- _Exercise directions_
Begin at the top of the records below and return each line exactly through the line with "nan = np.nan". Skip pictures.

- _Data entries_
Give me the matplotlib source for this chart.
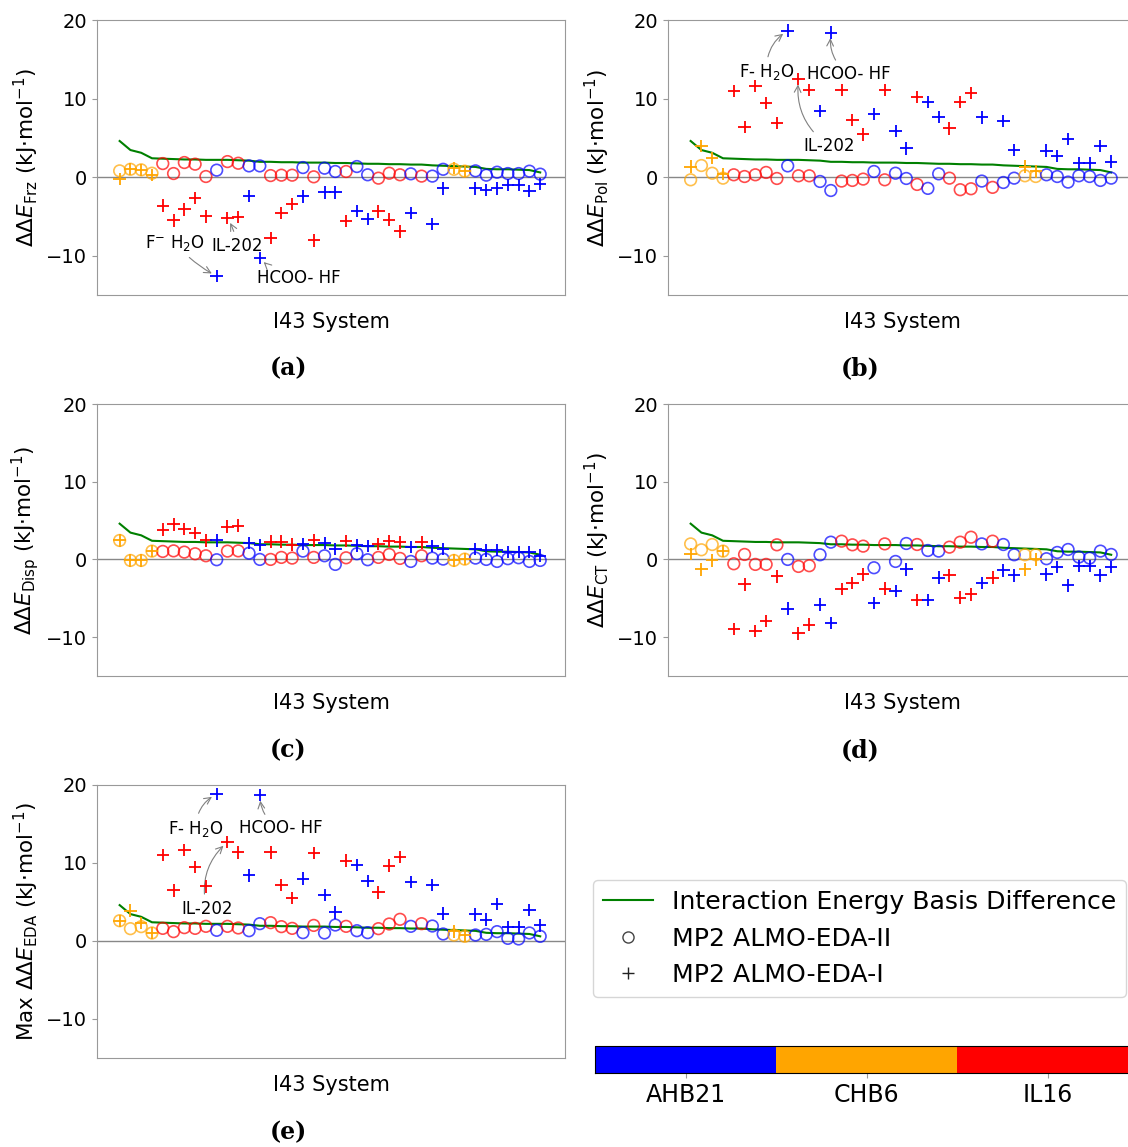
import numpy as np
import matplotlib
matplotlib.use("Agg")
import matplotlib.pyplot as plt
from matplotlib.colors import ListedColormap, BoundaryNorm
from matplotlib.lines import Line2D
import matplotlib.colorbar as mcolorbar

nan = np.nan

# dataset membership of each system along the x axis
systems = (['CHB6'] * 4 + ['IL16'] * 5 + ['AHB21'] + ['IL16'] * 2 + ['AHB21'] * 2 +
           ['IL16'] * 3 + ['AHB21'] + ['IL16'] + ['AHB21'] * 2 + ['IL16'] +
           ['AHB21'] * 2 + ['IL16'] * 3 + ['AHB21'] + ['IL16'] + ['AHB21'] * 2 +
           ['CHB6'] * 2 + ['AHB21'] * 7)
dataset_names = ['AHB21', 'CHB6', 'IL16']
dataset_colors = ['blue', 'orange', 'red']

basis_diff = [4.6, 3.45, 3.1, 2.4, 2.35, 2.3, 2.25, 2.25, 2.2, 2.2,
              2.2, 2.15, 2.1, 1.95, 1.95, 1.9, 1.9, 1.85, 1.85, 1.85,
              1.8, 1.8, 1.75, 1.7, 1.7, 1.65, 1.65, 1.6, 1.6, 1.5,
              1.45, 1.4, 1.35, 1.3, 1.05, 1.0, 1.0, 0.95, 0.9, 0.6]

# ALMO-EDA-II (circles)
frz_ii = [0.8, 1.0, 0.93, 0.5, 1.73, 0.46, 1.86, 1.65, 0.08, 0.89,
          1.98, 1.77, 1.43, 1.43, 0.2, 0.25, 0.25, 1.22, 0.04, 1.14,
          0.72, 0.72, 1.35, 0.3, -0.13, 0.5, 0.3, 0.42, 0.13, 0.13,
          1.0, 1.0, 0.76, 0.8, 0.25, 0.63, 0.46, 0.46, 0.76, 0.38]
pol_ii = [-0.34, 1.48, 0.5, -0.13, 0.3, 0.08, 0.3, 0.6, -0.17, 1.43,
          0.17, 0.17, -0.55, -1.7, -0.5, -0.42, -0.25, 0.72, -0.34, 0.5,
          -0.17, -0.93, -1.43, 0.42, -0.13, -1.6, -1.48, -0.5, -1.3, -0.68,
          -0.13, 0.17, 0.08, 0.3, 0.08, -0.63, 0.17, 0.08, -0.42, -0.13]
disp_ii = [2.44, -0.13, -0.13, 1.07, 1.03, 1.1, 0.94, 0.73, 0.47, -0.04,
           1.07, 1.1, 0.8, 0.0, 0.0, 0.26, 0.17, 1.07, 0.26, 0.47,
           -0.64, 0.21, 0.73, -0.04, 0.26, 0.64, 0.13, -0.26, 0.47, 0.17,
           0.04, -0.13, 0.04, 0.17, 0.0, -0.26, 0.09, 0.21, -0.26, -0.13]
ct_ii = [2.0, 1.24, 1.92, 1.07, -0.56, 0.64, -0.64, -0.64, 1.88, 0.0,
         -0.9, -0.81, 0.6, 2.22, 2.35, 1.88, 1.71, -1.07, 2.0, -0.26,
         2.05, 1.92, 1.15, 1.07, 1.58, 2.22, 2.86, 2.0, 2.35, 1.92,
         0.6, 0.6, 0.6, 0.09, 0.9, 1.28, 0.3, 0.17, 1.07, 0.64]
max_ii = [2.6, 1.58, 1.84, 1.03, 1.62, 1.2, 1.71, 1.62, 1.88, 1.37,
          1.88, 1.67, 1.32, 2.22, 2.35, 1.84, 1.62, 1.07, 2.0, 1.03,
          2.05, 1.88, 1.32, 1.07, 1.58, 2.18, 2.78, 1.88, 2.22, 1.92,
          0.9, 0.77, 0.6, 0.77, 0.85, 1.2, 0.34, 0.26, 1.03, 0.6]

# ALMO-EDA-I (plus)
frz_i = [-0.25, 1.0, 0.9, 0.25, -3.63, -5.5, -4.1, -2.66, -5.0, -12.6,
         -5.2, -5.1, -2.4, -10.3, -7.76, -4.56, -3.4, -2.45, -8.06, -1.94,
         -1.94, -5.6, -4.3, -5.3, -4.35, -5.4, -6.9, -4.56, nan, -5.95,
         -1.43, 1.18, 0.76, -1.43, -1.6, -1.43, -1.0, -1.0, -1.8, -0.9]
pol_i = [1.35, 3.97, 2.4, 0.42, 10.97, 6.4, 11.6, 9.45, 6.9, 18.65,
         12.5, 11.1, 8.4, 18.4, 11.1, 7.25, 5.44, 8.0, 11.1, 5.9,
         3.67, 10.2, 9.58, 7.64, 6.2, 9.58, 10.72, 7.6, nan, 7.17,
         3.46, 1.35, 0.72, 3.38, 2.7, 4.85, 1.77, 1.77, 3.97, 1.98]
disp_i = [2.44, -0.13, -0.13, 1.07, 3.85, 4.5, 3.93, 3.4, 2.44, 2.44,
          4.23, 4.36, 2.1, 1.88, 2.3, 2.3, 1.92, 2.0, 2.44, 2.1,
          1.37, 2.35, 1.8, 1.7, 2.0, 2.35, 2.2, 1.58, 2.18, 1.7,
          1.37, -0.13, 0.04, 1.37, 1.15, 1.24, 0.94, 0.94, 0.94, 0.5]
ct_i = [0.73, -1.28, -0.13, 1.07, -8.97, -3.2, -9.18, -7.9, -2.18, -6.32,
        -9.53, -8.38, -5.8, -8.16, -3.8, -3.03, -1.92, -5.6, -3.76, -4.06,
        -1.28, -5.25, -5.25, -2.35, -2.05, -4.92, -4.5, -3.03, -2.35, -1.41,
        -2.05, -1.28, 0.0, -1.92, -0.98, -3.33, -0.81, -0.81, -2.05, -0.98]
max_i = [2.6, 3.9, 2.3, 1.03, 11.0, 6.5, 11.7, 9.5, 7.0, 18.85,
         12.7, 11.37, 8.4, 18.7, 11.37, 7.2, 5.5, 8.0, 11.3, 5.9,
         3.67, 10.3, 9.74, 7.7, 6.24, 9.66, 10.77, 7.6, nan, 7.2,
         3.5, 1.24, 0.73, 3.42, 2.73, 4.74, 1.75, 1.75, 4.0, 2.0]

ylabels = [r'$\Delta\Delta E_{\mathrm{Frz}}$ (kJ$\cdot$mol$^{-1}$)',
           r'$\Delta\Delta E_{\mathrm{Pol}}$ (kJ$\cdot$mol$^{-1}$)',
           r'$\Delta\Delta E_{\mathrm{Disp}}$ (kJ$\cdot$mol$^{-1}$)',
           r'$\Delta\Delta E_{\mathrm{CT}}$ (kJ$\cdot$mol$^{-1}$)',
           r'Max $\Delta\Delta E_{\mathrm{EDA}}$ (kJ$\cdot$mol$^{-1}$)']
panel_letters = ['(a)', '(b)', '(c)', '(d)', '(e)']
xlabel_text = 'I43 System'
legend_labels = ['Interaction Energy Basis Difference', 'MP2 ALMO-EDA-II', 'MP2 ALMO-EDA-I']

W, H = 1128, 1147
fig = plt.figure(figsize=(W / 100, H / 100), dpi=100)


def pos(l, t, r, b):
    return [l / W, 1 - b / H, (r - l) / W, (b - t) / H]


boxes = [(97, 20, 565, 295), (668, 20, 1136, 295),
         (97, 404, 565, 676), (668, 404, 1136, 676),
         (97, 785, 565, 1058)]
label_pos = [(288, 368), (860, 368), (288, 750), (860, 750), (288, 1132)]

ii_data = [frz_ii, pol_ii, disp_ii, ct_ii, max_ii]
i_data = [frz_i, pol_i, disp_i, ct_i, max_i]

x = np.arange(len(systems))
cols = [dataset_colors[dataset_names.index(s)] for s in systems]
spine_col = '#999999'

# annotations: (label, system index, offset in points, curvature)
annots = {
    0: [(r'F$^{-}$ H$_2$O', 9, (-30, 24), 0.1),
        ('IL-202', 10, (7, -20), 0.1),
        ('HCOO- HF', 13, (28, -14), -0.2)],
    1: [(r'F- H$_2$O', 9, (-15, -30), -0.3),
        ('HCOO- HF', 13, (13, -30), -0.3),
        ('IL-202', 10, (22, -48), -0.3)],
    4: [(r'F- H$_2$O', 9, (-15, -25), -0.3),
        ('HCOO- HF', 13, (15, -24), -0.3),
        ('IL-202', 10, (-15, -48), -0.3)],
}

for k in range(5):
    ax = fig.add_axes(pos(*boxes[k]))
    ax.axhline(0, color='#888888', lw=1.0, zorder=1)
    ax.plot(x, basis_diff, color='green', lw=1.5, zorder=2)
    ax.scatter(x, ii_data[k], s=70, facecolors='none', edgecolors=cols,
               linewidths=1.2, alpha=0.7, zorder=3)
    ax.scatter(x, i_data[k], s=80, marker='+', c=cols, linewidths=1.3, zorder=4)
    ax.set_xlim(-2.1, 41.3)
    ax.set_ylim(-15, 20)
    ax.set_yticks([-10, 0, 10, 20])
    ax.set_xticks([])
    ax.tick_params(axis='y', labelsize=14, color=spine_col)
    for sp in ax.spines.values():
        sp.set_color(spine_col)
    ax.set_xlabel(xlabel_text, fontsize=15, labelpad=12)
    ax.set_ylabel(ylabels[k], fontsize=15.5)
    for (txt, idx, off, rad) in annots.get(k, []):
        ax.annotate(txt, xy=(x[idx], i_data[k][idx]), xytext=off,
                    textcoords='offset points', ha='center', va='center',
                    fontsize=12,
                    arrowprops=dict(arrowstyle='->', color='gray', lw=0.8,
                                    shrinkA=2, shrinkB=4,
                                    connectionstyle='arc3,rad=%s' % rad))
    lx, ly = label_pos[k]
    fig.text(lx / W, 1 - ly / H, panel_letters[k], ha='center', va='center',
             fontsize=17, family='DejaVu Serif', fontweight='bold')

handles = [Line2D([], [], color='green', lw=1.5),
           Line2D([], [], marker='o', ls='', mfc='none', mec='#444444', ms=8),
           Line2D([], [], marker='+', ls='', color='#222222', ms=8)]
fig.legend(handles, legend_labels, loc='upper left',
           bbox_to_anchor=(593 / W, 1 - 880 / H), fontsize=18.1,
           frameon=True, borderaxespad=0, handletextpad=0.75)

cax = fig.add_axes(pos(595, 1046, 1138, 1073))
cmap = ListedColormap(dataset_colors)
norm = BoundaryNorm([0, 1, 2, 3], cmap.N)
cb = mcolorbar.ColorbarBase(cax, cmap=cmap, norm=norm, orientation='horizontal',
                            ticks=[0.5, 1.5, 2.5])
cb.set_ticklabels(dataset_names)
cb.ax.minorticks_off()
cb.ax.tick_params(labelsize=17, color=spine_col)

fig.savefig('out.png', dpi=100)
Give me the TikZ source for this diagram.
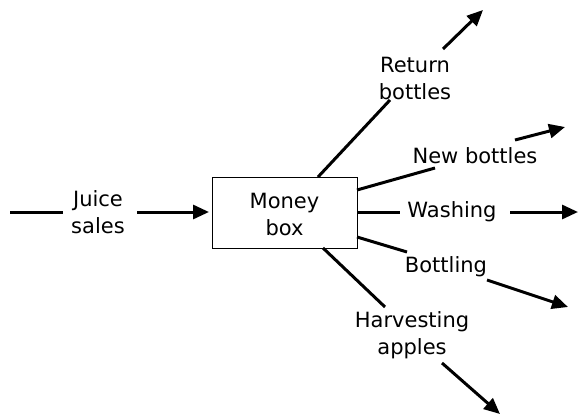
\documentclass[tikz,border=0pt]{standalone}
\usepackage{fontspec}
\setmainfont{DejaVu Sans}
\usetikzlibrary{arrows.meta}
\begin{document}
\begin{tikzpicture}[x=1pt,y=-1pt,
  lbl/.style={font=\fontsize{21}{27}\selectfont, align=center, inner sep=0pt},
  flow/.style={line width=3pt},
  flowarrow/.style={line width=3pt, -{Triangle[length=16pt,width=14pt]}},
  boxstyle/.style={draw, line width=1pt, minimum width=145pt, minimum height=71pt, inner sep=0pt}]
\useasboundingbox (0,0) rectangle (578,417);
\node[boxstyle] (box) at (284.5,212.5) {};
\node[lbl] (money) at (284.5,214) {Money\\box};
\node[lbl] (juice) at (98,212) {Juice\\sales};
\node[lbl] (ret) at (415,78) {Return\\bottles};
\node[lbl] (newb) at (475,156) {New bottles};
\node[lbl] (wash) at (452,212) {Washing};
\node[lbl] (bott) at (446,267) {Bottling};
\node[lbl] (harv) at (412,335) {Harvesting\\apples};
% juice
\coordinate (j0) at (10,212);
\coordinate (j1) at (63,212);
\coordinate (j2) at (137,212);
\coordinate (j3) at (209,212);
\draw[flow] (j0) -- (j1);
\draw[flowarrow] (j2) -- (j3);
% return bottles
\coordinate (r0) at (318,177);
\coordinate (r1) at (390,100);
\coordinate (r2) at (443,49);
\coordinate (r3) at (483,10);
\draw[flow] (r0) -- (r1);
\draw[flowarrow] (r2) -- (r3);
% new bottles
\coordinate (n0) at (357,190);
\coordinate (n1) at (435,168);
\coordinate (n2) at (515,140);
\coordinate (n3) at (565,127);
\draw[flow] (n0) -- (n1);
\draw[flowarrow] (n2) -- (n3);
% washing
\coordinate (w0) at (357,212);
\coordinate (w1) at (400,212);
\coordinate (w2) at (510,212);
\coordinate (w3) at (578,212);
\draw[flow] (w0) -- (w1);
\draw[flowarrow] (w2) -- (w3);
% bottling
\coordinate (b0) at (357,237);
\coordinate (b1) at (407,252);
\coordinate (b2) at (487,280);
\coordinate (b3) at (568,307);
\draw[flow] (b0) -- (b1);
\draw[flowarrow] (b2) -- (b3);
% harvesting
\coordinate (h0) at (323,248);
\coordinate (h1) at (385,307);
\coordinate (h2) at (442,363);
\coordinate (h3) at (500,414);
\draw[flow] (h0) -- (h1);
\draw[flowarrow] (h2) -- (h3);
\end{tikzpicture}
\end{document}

- _Result_
Give me the matplotlib source for this chart.
import numpy as np
import matplotlib
matplotlib.use("Agg")
import matplotlib.pyplot as plt
from matplotlib.colors import ListedColormap, BoundaryNorm
from matplotlib.lines import Line2D
import matplotlib.colorbar as mcolorbar

nan = np.nan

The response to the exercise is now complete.